Let's imagine designing an odds pattern for a game, in which players bet for win or lose. Suppose the probablity of winning is $p$, thus the probablity of losing is $1-p$.

Now imagine $n_1$ people bet for win, $n_2$ people bet for lose, both ante is 1, and the odds for both are $1:M$ and $1:N$, respectively.

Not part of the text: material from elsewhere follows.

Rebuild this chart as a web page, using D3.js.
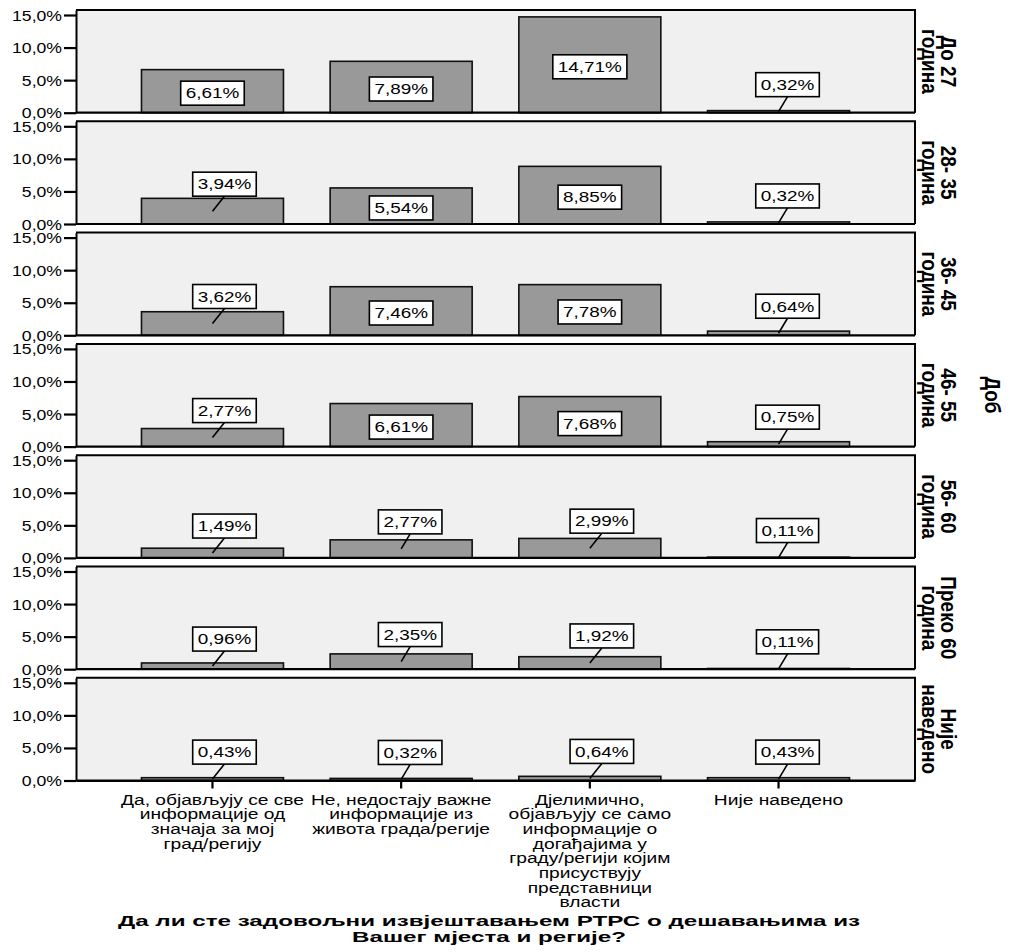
<!DOCTYPE html>
<html>
<head>
<meta charset="utf-8">
<script src="https://cdn.jsdelivr.net/npm/d3@7"></script>
<style>
  html, body { margin: 0; padding: 0; background: #ffffff; }
  svg { display: block; font-family: "Liberation Sans", Arial, sans-serif; }
</style>
</head>
<body>
<svg id="chart" width="1010" height="952"></svg>
<script>
// Response categories (x axis), one array of text lines per category
const categories = [
  "Да, објављују се све",
  "Не, недостају важне",
  "Дјелимично",
  "Није наведено"
];
const categoryLines = [
  ["Да, објављују се све", "информације од", "значаја за мој", "град/регију"],
  ["Не, недостају важне", "информације из", "живота града/регије"],
  ["Дјелимично,", "објављују се само", "информације о", "догађајима у", "граду/регији којим", "присуствују", "представници", "власти"],
  ["Није наведено"]
];

// Age groups (row panels) and their strip labels
const ageGroups = ["До 27 година", "28- 35 година", "36- 45 година", "46- 55 година", "56- 60 година", "Преко 60 година", "Није наведено"];
const ageLines = [
  ["До 27", "година"],
  ["28- 35", "година"],
  ["36- 45", "година"],
  ["46- 55", "година"],
  ["56- 60", "година"],
  ["Преко 60", "година"],
  ["Није", "наведено"]
];

// Percent of all respondents, per age group, in category order
const valuesUpTo27   = [6.61, 7.89, 14.71, 0.32];
const values28to35   = [3.94, 5.54, 8.85, 0.32];
const values36to45   = [3.62, 7.46, 7.78, 0.64];
const values46to55   = [2.77, 6.61, 7.68, 0.75];
const values56to60   = [1.49, 2.77, 2.99, 0.11];
const valuesOver60   = [0.96, 2.35, 1.92, 0.11];
const valuesNotGiven = [0.43, 0.32, 0.64, 0.43];
const panelValues = [valuesUpTo27, values28to35, values36to45, values46to55, values56to60, valuesOver60, valuesNotGiven];

const yTicks = [0, 5, 10, 15];
const titleLines = ["Да ли сте задовољни извјештавањем РТРС о дешавањима из", "Вашег мјеста и регије?"];
const facetTitle = "Доб";

// ---- layout ----
const left = 76, right = 915;
const firstTop = 10, panelH = 102.7, panelStep = 111.3;
const SX = 1.26;           // horizontal glyph stretch used for text
const comma = s => s.replace(".", ",");
const fmtVal = v => comma(d3.format(".2f")(v)) + "%";
const fmtTick = v => comma(d3.format(".1f")(v)) + "%";

const svg = d3.select("#chart");

const x = d3.scaleBand()
  .domain(categories)
  .range([left, right])
  .paddingInner(0.2475)
  .paddingOuter(0.347);

// stretched text helper
function stext(parent, px, py, str, opt) {
  const o = Object.assign({ size: 14, weight: "normal", anchor: "middle", sx: SX, rotate: 0 }, opt || {});
  const g = parent.append("g")
    .attr("transform", `translate(${px},${py}) scale(${o.sx},1)` + (o.rotate ? ` rotate(${o.rotate})` : ""));
  return g.append("text")
    .attr("text-anchor", o.anchor)
    .attr("font-size", o.size)
    .attr("font-weight", o.weight)
    .attr("fill", "#000")
    .text(str);
}

panelValues.forEach((vals, i) => {
  const top = firstTop + i * panelStep;
  const bottom = top + panelH;
  const y = d3.scaleLinear().domain([0, 15 * panelH / (panelH - 5)]).range([bottom, top]);
  const g = svg.append("g").attr("class", "panel");

  // panel background
  g.append("rect")
    .attr("x", left).attr("y", top)
    .attr("width", right - left).attr("height", bottom - top)
    .attr("fill", "#f0f0f0");

  // bars
  g.selectAll("rect.bar")
    .data(vals)
    .join("rect")
    .attr("class", "bar")
    .attr("x", (d, j) => x(categories[j]))
    .attr("y", d => y(d))
    .attr("width", x.bandwidth())
    .attr("height", d => y(0) - y(d))
    .attr("fill", "#999999")
    .attr("stroke", "#111")
    .attr("stroke-width", 1.6);

  // frame: top and right edges, baseline
  g.append("path")
    .attr("d", `M${left},${top}H${right}V${bottom}`)
    .attr("fill", "none").attr("stroke", "#000").attr("stroke-width", 2);
  g.append("line")
    .attr("x1", left).attr("x2", right).attr("y1", bottom).attr("y2", bottom)
    .attr("stroke", "#000").attr("stroke-width", 2.2);

  // y axis
  const ya = g.append("g")
    .attr("transform", `translate(${left},0)`)
    .call(d3.axisLeft(y).tickValues(yTicks).tickFormat(fmtTick).tickSize(12).tickSizeOuter(0));
  ya.select(".domain").attr("stroke", "#000").attr("stroke-width", 2);
  ya.selectAll(".tick line").attr("stroke", "#000").attr("stroke-width", 2.2);
  ya.selectAll(".tick text")
    .attr("x", -14 / SX)
    .attr("dy", "0.36em")
    .attr("font-size", 14)
    .attr("fill", "#000")
    .attr("font-family", "Liberation Sans, Arial, sans-serif")
    .attr("transform", `scale(${SX},1)`);

  // value labels
  vals.forEach((v, j) => {
    const cx = x(categories[j]) + x.bandwidth() / 2;
    const barTop = y(v), barH = y(0) - y(v);
    const mid = barTop + barH / 2;
    const lg = g.append("g");
    const txt = stext(lg, 0, 0, fmtVal(v), { size: 15 });
    const tw = txt.node().getComputedTextLength() * SX;
    const bw = tw + 10, bh = 24;
    let bx, by;
    if (barH >= 30) {
      bx = cx; by = mid + 2;            // label sits inside the bar
    } else {
      bx = cx + (j % 2 === 0 ? 12 : 9); // label above the bar with a leader
      by = mid - 15 - bh / 2;
      lg.insert("line", ":first-child")
        .attr("x1", bx).attr("y1", by + bh / 2)
        .attr("x2", cx).attr("y2", mid)
        .attr("stroke", "#000").attr("stroke-width", 1.6);
    }
    lg.insert("rect", "g")
      .attr("x", bx - bw / 2).attr("y", by - bh / 2)
      .attr("width", bw).attr("height", bh)
      .attr("fill", "#fff").attr("stroke", "#000").attr("stroke-width", 1.6);
    txt.node().parentNode.setAttribute("transform", `translate(${bx},${by + 5.3}) scale(${SX},1)`);
  });

  // strip label on the right
  const cy = (top + bottom) / 2;
  stext(g, 941, cy, ageLines[i][0], { size: 19, weight: "bold", rotate: 90, sx: 1.12 });
  stext(g, 922, cy, ageLines[i][1], { size: 19, weight: "bold", rotate: 90, sx: 1.12 });

  // x axis on the last panel
  if (i === panelValues.length - 1) {
    const xa = svg.append("g")
      .attr("transform", `translate(0,${bottom})`)
      .call(d3.axisBottom(x).tickSize(8).tickSizeOuter(0).tickFormat(""));
    xa.select(".domain").attr("stroke", "#000").attr("stroke-width", 2.2);
    xa.selectAll(".tick line").attr("stroke", "#000").attr("stroke-width", 2.2);

    categories.forEach((c, j) => {
      const cx = x(c) + x.bandwidth() / 2;
      categoryLines[j].forEach((line, k) => {
        stext(svg, cx, 804.5 + k * 14.7, line, { size: 14, sx: 1.37 });
      });
    });
  }
});

// facet title
stext(svg, 985, 395, facetTitle, { size: 19, weight: "bold", rotate: 90, sx: 1.12 });

// x axis title
titleLines.forEach((t, k) => {
  stext(svg, 489, 925.5 + k * 16.5, t, { size: 15.5, weight: "bold", sx: 1.56 });
});
</script>
</body>
</html>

The banker doesn't want even a penny out of his wallet, so it's reasonable we have, according to Mean Value Formula: $$n_1 (M-1) p + n_2 (N-1) (1-p) \le n_2 p + n_1 (1-p)$$

specially, when $n_1 == 0$:
we have : $n_2 (N-1) (1-p) \le n_2 p$,
we get : $N \le p / (1-p) + 1$

when $n_2 == 0$, we can likewise get
$M \le (1-p) / p + 1$

To make it general, it makes sense to rewrite them like :
$N \le (p / (1-p) + 1) (n_2 / (n_1+n_2))$,
$M \le ((1-p) / p + 1) (n_1 / (n_1+n_2))$

Here comes my question: the $n_1$ and $n_2$ are influenced by the $M$ and $N$ and $P$. However, the $M$ and $N$ rely on the $n_1$ and $n_2$. How to figure out what $M$ and $N$ should be chosen?

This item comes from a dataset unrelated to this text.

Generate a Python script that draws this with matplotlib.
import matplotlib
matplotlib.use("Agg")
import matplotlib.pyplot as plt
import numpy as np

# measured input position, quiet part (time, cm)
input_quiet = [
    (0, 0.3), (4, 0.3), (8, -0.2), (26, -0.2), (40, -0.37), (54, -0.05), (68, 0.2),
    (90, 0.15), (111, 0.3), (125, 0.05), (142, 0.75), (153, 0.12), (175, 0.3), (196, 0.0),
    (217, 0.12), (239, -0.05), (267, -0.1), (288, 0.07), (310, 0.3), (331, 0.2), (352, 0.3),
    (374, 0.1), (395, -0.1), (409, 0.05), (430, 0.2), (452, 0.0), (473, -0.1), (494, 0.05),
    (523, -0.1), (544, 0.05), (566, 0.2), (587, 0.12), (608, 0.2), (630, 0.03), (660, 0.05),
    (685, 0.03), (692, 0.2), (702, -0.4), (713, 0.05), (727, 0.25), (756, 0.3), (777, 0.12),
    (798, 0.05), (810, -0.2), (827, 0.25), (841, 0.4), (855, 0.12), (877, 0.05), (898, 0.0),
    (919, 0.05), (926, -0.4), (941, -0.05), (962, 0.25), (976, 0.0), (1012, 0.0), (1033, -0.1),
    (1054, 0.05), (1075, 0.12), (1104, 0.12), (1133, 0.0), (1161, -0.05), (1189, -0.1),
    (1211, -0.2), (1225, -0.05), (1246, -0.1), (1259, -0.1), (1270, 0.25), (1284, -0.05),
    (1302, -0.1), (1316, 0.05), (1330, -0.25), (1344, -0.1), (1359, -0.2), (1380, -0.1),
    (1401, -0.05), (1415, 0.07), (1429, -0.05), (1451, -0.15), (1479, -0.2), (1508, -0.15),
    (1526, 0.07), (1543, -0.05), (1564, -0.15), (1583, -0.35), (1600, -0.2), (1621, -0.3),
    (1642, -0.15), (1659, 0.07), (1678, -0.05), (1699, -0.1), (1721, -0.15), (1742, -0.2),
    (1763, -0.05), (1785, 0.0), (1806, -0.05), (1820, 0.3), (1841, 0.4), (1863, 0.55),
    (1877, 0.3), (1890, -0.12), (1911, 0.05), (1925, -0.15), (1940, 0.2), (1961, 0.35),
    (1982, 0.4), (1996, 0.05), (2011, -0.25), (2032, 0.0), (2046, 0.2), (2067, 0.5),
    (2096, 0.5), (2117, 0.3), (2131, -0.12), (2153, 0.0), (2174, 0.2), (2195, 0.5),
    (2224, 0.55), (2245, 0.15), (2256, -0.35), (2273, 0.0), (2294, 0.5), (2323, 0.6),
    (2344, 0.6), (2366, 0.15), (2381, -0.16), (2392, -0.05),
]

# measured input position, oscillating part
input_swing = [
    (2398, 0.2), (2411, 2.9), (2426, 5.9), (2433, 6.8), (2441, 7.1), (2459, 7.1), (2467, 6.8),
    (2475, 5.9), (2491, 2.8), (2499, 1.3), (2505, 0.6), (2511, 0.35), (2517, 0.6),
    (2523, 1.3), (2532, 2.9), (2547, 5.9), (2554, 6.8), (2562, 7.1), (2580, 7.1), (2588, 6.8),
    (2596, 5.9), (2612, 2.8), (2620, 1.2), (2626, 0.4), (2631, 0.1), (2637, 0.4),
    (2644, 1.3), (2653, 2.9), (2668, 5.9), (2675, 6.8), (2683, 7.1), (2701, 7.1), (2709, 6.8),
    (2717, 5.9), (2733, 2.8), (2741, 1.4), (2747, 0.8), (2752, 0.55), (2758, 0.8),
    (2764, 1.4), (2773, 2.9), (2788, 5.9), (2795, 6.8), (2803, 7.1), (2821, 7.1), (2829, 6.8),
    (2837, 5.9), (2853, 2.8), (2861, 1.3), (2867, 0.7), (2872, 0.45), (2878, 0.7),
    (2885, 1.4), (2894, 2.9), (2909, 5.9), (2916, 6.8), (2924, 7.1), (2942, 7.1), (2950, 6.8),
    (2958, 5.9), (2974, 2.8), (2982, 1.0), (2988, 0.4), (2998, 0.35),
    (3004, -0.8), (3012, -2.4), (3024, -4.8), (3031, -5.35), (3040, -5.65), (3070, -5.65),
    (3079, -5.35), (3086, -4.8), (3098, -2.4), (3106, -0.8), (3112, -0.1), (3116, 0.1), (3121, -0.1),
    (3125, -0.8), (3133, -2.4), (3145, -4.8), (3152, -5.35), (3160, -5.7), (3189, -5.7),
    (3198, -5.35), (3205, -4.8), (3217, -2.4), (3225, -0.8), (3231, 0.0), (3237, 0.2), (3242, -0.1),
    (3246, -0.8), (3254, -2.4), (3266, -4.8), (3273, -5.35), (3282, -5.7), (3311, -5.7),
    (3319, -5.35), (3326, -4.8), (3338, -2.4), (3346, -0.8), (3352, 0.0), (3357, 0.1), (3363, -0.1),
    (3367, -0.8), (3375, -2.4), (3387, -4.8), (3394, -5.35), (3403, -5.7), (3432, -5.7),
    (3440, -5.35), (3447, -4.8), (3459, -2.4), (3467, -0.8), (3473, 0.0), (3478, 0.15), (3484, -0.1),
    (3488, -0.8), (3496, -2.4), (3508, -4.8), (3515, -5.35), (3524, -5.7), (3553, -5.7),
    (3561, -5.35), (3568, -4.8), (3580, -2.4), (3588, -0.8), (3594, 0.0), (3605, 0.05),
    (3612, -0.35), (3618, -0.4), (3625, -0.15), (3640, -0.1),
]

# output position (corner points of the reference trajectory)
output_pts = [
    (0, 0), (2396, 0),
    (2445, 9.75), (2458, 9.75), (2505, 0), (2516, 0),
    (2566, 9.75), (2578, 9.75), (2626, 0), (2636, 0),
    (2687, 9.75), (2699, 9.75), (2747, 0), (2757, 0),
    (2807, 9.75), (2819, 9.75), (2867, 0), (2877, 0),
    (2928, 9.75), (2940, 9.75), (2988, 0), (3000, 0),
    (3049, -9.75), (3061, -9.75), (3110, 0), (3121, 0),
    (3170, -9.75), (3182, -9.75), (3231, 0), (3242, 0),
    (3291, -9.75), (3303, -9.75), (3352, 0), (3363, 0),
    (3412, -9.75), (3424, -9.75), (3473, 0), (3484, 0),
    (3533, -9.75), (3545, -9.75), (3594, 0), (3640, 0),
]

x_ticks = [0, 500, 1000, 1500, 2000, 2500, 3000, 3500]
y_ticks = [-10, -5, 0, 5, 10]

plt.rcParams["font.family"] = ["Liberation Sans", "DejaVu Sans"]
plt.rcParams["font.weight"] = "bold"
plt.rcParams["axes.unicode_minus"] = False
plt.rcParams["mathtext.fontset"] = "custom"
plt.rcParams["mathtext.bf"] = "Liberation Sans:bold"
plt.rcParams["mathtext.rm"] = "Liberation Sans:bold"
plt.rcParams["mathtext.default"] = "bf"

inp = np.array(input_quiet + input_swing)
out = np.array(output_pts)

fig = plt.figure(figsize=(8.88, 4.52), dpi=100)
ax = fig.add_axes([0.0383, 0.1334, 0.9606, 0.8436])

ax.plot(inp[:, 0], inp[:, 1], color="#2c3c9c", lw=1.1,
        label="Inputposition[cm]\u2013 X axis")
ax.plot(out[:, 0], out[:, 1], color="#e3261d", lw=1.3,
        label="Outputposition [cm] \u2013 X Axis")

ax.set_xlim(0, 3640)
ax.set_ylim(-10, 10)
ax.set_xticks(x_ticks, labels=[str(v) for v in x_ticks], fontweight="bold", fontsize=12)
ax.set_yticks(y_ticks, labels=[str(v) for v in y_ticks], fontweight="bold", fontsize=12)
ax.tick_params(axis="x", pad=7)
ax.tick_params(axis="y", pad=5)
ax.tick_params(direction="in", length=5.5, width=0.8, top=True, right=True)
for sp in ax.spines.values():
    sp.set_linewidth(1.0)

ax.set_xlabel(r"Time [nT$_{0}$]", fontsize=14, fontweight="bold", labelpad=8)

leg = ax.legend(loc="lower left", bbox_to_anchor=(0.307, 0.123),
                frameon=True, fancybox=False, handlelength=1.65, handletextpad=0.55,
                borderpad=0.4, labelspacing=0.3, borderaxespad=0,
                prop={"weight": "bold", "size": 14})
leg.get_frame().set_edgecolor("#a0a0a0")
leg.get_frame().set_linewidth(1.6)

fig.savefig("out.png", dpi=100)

It seems we should have a transcendental value for $n_1$ and $n_2$. FYI, there is a restriction : $n_1 + n_2 \le C - 2$, $C$ is a constant.

• I'm struggling to see a mathematical question here. How are $n_1$ and $n_2$ influenced by $M$, $N$ and $P$? – Colin Reid Sep 18 '12 at 12:44
• The profit(M or N) and the risk(p) will influence how people bet – larmbr Sep 18 '12 at 13:13
• I don't know what you mean by a transcendental value for the integers $n_1$ and $n_2$. However, your formula says you only need the banker to have a nonnegative expected return, and it is easy to ensure that. Set $M$ so that betting on Pass has a nonpositive return for the player, and set $N$ so that betting on Don't Pass has a nonpositive return. That said, I'm voting to close since I don't think the question is on the level of this site. – Douglas Zare Sep 18 '12 at 15:48

As pointed out, your model isn't completely specified. Yes $n_1$ and $n_2$ are influenced by $N$ and $M$, but how exactly depends on the participants.
For instance, you could decide to model each participant $i$ as having an estimate $p_i$ of the true probability $p$, drawn from a Beta distribution $B(p R, (1-p) R)$ for some factor $R$ and posit no risk aversion. That is however just one possible model among many.